#### Listed entries ####

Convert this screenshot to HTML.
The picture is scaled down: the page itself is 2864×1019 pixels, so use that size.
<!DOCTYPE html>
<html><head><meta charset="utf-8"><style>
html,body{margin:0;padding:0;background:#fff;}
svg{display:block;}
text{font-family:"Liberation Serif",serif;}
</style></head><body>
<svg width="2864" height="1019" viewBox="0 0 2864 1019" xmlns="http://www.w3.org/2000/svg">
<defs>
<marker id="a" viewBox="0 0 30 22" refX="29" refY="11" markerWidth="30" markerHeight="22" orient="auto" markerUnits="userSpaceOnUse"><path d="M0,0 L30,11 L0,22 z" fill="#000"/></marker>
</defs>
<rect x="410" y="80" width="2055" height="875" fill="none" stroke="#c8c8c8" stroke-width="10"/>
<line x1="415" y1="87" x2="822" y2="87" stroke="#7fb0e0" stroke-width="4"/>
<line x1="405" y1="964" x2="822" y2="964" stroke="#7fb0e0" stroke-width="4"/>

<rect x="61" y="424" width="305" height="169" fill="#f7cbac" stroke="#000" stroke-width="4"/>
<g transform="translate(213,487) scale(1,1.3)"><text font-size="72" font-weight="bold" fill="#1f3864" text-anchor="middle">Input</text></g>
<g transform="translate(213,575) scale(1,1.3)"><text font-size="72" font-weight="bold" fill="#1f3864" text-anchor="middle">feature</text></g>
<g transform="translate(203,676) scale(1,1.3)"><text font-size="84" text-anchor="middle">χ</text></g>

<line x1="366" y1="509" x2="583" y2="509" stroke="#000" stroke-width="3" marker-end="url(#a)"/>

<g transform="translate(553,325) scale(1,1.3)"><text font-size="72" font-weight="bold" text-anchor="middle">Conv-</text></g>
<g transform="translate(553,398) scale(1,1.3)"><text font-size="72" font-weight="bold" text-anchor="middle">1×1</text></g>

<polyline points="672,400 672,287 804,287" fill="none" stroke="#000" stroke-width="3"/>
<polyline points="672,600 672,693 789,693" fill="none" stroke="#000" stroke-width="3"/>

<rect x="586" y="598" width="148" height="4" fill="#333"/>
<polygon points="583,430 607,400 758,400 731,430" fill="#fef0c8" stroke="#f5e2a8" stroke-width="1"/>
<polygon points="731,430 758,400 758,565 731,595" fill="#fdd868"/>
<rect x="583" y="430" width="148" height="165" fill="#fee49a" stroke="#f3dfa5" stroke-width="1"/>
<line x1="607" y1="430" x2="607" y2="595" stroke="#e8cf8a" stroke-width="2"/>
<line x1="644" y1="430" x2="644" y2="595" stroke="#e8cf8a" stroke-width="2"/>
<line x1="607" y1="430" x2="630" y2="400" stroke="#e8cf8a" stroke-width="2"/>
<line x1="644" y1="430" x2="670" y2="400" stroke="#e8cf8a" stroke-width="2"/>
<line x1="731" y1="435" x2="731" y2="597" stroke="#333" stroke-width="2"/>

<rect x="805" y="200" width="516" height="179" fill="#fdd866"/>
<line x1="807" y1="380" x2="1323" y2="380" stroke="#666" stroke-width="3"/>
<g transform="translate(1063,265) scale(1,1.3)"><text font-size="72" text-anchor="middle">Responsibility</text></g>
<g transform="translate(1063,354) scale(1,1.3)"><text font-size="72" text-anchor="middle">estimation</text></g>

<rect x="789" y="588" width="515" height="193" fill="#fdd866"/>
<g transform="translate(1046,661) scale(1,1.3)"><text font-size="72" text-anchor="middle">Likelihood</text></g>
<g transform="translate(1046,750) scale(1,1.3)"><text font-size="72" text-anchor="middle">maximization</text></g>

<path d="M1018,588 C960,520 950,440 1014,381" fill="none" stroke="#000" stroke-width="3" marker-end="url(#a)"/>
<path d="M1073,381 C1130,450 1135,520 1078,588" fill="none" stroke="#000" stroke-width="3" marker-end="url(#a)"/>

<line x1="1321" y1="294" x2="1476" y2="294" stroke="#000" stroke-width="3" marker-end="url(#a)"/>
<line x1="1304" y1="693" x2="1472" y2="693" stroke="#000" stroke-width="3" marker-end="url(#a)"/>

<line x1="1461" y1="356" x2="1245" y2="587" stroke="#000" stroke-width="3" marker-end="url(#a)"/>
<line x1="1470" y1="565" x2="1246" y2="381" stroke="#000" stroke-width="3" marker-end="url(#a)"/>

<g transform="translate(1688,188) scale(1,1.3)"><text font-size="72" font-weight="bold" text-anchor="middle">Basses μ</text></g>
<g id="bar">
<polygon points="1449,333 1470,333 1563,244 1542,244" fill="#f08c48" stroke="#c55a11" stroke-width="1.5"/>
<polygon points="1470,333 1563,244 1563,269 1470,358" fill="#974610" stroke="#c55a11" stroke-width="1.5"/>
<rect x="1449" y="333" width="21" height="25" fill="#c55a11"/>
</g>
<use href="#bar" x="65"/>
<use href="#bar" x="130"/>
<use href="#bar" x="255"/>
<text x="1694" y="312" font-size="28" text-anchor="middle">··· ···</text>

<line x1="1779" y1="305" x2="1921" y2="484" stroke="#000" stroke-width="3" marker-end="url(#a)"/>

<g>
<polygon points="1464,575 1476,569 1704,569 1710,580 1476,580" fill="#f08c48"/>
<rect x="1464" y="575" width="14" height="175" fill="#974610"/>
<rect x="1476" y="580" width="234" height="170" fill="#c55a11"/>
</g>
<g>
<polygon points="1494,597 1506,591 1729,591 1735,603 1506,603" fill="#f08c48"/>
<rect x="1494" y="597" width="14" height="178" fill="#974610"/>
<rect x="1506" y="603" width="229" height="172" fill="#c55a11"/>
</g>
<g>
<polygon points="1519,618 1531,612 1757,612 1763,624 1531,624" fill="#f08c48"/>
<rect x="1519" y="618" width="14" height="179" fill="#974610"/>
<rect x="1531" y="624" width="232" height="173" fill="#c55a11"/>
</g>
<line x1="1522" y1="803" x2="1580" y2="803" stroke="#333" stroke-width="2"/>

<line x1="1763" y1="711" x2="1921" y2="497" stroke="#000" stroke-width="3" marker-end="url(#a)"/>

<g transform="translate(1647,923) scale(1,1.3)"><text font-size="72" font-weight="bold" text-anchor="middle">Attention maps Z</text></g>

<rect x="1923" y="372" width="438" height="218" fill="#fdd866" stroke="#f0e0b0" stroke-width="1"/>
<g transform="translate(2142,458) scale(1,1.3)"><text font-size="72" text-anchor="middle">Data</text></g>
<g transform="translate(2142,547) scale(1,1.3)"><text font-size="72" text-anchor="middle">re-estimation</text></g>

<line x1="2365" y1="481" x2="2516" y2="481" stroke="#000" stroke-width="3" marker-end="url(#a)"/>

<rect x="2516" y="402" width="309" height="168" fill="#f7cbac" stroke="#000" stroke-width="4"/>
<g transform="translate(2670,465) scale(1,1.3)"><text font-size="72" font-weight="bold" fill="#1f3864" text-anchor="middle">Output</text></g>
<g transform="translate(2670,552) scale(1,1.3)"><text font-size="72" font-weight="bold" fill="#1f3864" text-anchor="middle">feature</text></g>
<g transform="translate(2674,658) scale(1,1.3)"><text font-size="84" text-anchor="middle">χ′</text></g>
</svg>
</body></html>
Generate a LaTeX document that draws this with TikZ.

####

Exact copies of all the records are required.

Convert this screenshot to HTML.
The picture is scaled down: the page itself is 2864×1019 pixels, so use that size.
<!DOCTYPE html>
<html><head><meta charset="utf-8"><style>
html,body{margin:0;padding:0;background:#fff;}
svg{display:block;}
text{font-family:"Liberation Serif",serif;}
</style></head><body>
<svg width="2864" height="1019" viewBox="0 0 2864 1019" xmlns="http://www.w3.org/2000/svg">
<defs>
<marker id="a" viewBox="0 0 30 22" refX="29" refY="11" markerWidth="30" markerHeight="22" orient="auto" markerUnits="userSpaceOnUse"><path d="M0,0 L30,11 L0,22 z" fill="#000"/></marker>
</defs>
<rect x="410" y="80" width="2055" height="875" fill="none" stroke="#c8c8c8" stroke-width="10"/>
<line x1="415" y1="87" x2="822" y2="87" stroke="#7fb0e0" stroke-width="4"/>
<line x1="405" y1="964" x2="822" y2="964" stroke="#7fb0e0" stroke-width="4"/>

<rect x="61" y="424" width="305" height="169" fill="#f7cbac" stroke="#000" stroke-width="4"/>
<g transform="translate(213,487) scale(1,1.3)"><text font-size="72" font-weight="bold" fill="#1f3864" text-anchor="middle">Input</text></g>
<g transform="translate(213,575) scale(1,1.3)"><text font-size="72" font-weight="bold" fill="#1f3864" text-anchor="middle">feature</text></g>
<g transform="translate(203,676) scale(1,1.3)"><text font-size="84" text-anchor="middle">χ</text></g>

<line x1="366" y1="509" x2="583" y2="509" stroke="#000" stroke-width="3" marker-end="url(#a)"/>

<g transform="translate(553,325) scale(1,1.3)"><text font-size="72" font-weight="bold" text-anchor="middle">Conv-</text></g>
<g transform="translate(553,398) scale(1,1.3)"><text font-size="72" font-weight="bold" text-anchor="middle">1×1</text></g>

<polyline points="672,400 672,287 804,287" fill="none" stroke="#000" stroke-width="3"/>
<polyline points="672,600 672,693 789,693" fill="none" stroke="#000" stroke-width="3"/>

<rect x="586" y="598" width="148" height="4" fill="#333"/>
<polygon points="583,430 607,400 758,400 731,430" fill="#fef0c8" stroke="#f5e2a8" stroke-width="1"/>
<polygon points="731,430 758,400 758,565 731,595" fill="#fdd868"/>
<rect x="583" y="430" width="148" height="165" fill="#fee49a" stroke="#f3dfa5" stroke-width="1"/>
<line x1="607" y1="430" x2="607" y2="595" stroke="#e8cf8a" stroke-width="2"/>
<line x1="644" y1="430" x2="644" y2="595" stroke="#e8cf8a" stroke-width="2"/>
<line x1="607" y1="430" x2="630" y2="400" stroke="#e8cf8a" stroke-width="2"/>
<line x1="644" y1="430" x2="670" y2="400" stroke="#e8cf8a" stroke-width="2"/>
<line x1="731" y1="435" x2="731" y2="597" stroke="#333" stroke-width="2"/>

<rect x="805" y="200" width="516" height="179" fill="#fdd866"/>
<line x1="807" y1="380" x2="1323" y2="380" stroke="#666" stroke-width="3"/>
<g transform="translate(1063,265) scale(1,1.3)"><text font-size="72" text-anchor="middle">Responsibility</text></g>
<g transform="translate(1063,354) scale(1,1.3)"><text font-size="72" text-anchor="middle">estimation</text></g>

<rect x="789" y="588" width="515" height="193" fill="#fdd866"/>
<g transform="translate(1046,661) scale(1,1.3)"><text font-size="72" text-anchor="middle">Likelihood</text></g>
<g transform="translate(1046,750) scale(1,1.3)"><text font-size="72" text-anchor="middle">maximization</text></g>

<path d="M1018,588 C960,520 950,440 1014,381" fill="none" stroke="#000" stroke-width="3" marker-end="url(#a)"/>
<path d="M1073,381 C1130,450 1135,520 1078,588" fill="none" stroke="#000" stroke-width="3" marker-end="url(#a)"/>

<line x1="1321" y1="294" x2="1476" y2="294" stroke="#000" stroke-width="3" marker-end="url(#a)"/>
<line x1="1304" y1="693" x2="1472" y2="693" stroke="#000" stroke-width="3" marker-end="url(#a)"/>

<line x1="1461" y1="356" x2="1245" y2="587" stroke="#000" stroke-width="3" marker-end="url(#a)"/>
<line x1="1470" y1="565" x2="1246" y2="381" stroke="#000" stroke-width="3" marker-end="url(#a)"/>

<g transform="translate(1688,188) scale(1,1.3)"><text font-size="72" font-weight="bold" text-anchor="middle">Basses μ</text></g>
<g id="bar">
<polygon points="1449,333 1470,333 1563,244 1542,244" fill="#f08c48" stroke="#c55a11" stroke-width="1.5"/>
<polygon points="1470,333 1563,244 1563,269 1470,358" fill="#974610" stroke="#c55a11" stroke-width="1.5"/>
<rect x="1449" y="333" width="21" height="25" fill="#c55a11"/>
</g>
<use href="#bar" x="65"/>
<use href="#bar" x="130"/>
<use href="#bar" x="255"/>
<text x="1694" y="312" font-size="28" text-anchor="middle">··· ···</text>

<line x1="1779" y1="305" x2="1921" y2="484" stroke="#000" stroke-width="3" marker-end="url(#a)"/>

<g>
<polygon points="1464,575 1476,569 1704,569 1710,580 1476,580" fill="#f08c48"/>
<rect x="1464" y="575" width="14" height="175" fill="#974610"/>
<rect x="1476" y="580" width="234" height="170" fill="#c55a11"/>
</g>
<g>
<polygon points="1494,597 1506,591 1729,591 1735,603 1506,603" fill="#f08c48"/>
<rect x="1494" y="597" width="14" height="178" fill="#974610"/>
<rect x="1506" y="603" width="229" height="172" fill="#c55a11"/>
</g>
<g>
<polygon points="1519,618 1531,612 1757,612 1763,624 1531,624" fill="#f08c48"/>
<rect x="1519" y="618" width="14" height="179" fill="#974610"/>
<rect x="1531" y="624" width="232" height="173" fill="#c55a11"/>
</g>
<line x1="1522" y1="803" x2="1580" y2="803" stroke="#333" stroke-width="2"/>

<line x1="1763" y1="711" x2="1921" y2="497" stroke="#000" stroke-width="3" marker-end="url(#a)"/>

<g transform="translate(1647,923) scale(1,1.3)"><text font-size="72" font-weight="bold" text-anchor="middle">Attention maps Z</text></g>

<rect x="1923" y="372" width="438" height="218" fill="#fdd866" stroke="#f0e0b0" stroke-width="1"/>
<g transform="translate(2142,458) scale(1,1.3)"><text font-size="72" text-anchor="middle">Data</text></g>
<g transform="translate(2142,547) scale(1,1.3)"><text font-size="72" text-anchor="middle">re-estimation</text></g>

<line x1="2365" y1="481" x2="2516" y2="481" stroke="#000" stroke-width="3" marker-end="url(#a)"/>

<rect x="2516" y="402" width="309" height="168" fill="#f7cbac" stroke="#000" stroke-width="4"/>
<g transform="translate(2670,465) scale(1,1.3)"><text font-size="72" font-weight="bold" fill="#1f3864" text-anchor="middle">Output</text></g>
<g transform="translate(2670,552) scale(1,1.3)"><text font-size="72" font-weight="bold" fill="#1f3864" text-anchor="middle">feature</text></g>
<g transform="translate(2674,658) scale(1,1.3)"><text font-size="84" text-anchor="middle">χ′</text></g>
</svg>
</body></html>
Generate a LaTeX document that draws this with TikZ.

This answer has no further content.